↓↓↓

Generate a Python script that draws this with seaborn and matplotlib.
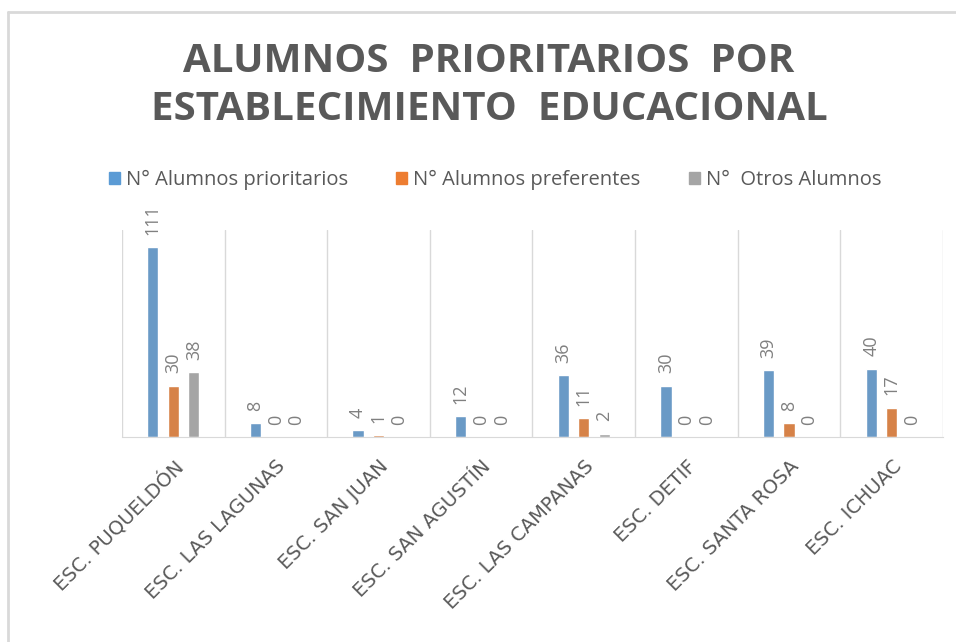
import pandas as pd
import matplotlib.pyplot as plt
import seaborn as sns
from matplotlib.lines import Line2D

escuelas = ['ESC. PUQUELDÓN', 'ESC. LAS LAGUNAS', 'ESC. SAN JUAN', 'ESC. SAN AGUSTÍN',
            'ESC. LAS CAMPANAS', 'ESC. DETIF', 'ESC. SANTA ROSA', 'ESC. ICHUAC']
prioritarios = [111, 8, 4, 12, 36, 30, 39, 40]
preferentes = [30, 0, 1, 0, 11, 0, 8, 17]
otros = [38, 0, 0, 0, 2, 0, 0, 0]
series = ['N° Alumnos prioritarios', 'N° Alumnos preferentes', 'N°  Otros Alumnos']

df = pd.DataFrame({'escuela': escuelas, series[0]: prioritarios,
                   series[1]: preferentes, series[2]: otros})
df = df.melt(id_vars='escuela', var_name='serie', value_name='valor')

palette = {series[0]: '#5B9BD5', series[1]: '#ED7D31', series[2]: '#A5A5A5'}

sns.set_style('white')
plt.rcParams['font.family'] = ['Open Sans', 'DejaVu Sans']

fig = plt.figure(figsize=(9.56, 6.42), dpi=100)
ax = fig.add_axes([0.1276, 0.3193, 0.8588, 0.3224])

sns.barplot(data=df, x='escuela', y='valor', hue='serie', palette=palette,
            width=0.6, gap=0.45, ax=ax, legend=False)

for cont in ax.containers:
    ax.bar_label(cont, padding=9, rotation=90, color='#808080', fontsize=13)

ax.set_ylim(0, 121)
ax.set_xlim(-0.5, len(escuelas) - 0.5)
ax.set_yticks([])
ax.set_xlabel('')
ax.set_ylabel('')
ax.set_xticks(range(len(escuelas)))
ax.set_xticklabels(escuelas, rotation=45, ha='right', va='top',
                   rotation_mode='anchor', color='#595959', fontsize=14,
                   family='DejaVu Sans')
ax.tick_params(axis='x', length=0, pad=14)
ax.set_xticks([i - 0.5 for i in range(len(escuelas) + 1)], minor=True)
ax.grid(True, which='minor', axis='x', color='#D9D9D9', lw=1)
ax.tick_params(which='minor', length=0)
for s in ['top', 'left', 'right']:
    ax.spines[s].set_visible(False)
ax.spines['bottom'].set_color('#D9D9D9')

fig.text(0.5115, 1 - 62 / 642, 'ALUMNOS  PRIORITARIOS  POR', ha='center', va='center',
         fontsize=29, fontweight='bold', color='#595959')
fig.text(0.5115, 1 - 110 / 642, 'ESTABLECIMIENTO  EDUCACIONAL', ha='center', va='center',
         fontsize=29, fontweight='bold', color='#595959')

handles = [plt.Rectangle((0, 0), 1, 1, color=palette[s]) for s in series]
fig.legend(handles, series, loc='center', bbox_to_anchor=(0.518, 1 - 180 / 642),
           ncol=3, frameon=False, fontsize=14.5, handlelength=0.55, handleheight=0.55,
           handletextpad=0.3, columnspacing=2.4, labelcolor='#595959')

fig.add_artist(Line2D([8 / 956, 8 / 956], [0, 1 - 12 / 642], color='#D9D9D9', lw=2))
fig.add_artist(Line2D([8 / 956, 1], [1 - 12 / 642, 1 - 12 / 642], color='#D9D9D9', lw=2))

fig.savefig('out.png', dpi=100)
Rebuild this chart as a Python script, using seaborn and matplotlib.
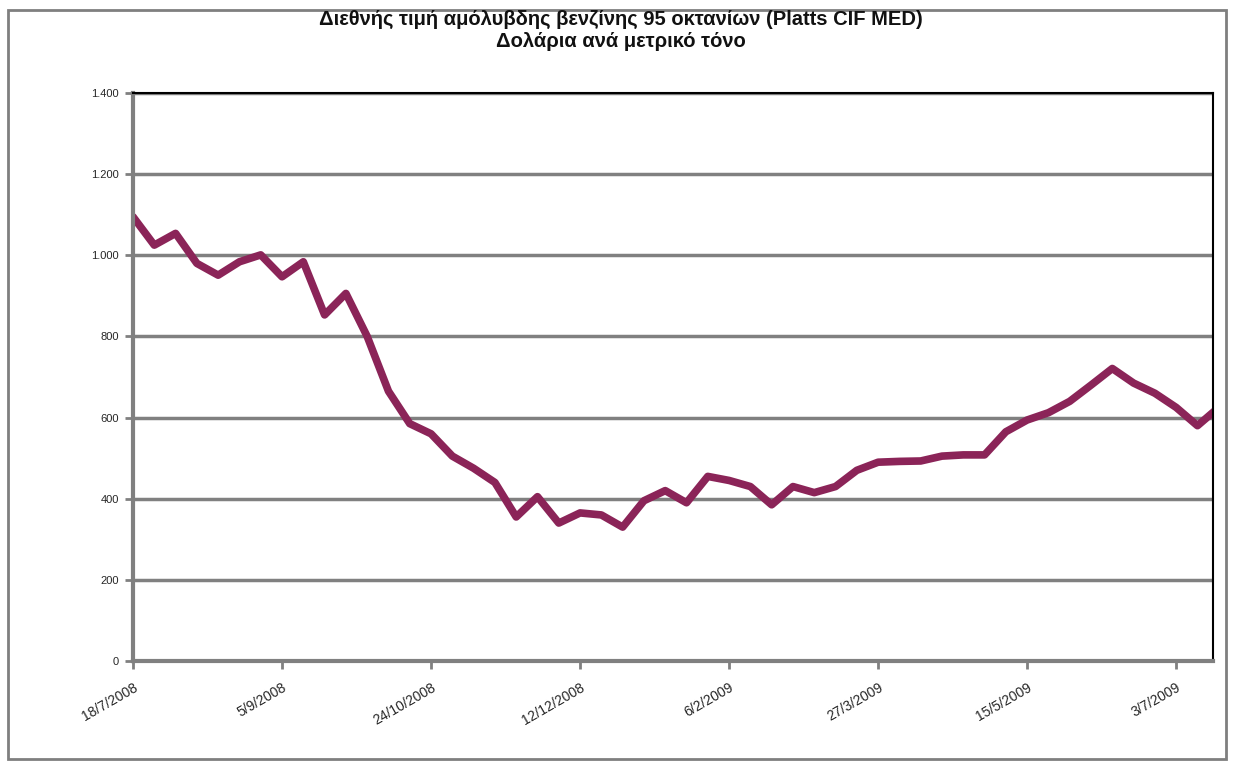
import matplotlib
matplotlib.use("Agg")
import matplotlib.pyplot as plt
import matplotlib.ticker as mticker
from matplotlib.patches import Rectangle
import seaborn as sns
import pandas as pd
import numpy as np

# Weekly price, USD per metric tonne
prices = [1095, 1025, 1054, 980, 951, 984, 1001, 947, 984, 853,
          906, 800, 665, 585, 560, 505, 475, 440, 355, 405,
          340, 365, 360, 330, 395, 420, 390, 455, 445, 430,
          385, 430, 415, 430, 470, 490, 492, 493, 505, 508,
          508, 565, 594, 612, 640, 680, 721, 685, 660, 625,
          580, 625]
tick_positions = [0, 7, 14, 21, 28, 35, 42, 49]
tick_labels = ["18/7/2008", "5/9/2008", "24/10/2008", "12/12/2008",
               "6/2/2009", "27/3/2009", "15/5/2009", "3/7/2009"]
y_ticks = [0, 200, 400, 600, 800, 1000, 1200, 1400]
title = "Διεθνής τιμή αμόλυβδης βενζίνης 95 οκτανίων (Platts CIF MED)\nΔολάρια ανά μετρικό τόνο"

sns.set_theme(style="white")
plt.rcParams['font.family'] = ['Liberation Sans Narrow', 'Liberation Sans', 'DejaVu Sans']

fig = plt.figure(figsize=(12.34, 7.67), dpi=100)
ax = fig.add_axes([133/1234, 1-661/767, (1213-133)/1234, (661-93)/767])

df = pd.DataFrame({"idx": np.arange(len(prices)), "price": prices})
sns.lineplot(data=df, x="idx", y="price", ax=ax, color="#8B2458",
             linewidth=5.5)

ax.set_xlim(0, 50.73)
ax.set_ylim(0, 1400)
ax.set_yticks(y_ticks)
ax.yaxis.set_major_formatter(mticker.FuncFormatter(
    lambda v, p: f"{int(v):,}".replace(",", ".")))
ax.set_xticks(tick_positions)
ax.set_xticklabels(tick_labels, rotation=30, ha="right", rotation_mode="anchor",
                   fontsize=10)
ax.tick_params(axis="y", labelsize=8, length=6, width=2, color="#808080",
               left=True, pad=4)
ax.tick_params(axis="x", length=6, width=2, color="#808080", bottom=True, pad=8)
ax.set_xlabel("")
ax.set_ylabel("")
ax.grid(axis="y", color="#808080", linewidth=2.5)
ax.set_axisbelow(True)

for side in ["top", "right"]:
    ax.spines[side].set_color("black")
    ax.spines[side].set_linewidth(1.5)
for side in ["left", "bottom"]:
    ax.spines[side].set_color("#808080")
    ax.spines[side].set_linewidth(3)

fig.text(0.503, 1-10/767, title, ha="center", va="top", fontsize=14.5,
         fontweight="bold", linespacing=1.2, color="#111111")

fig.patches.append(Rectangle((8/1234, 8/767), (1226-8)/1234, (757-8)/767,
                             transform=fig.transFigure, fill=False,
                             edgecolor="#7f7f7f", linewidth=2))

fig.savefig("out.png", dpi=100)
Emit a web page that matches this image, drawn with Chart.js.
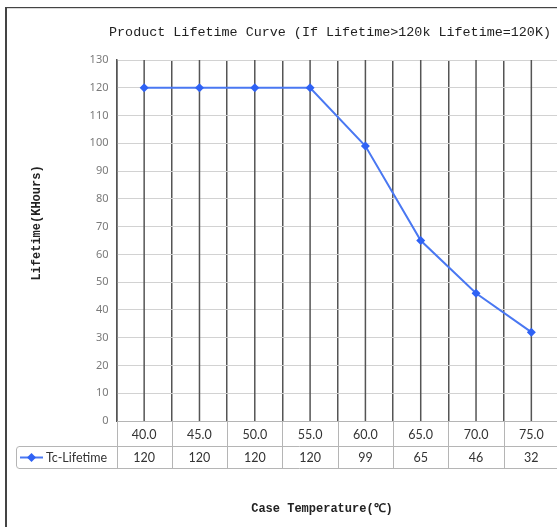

↑↑↑

What count of lines in the listing contain the word "script"? Reply with the number only.

Answer to this exercise:
2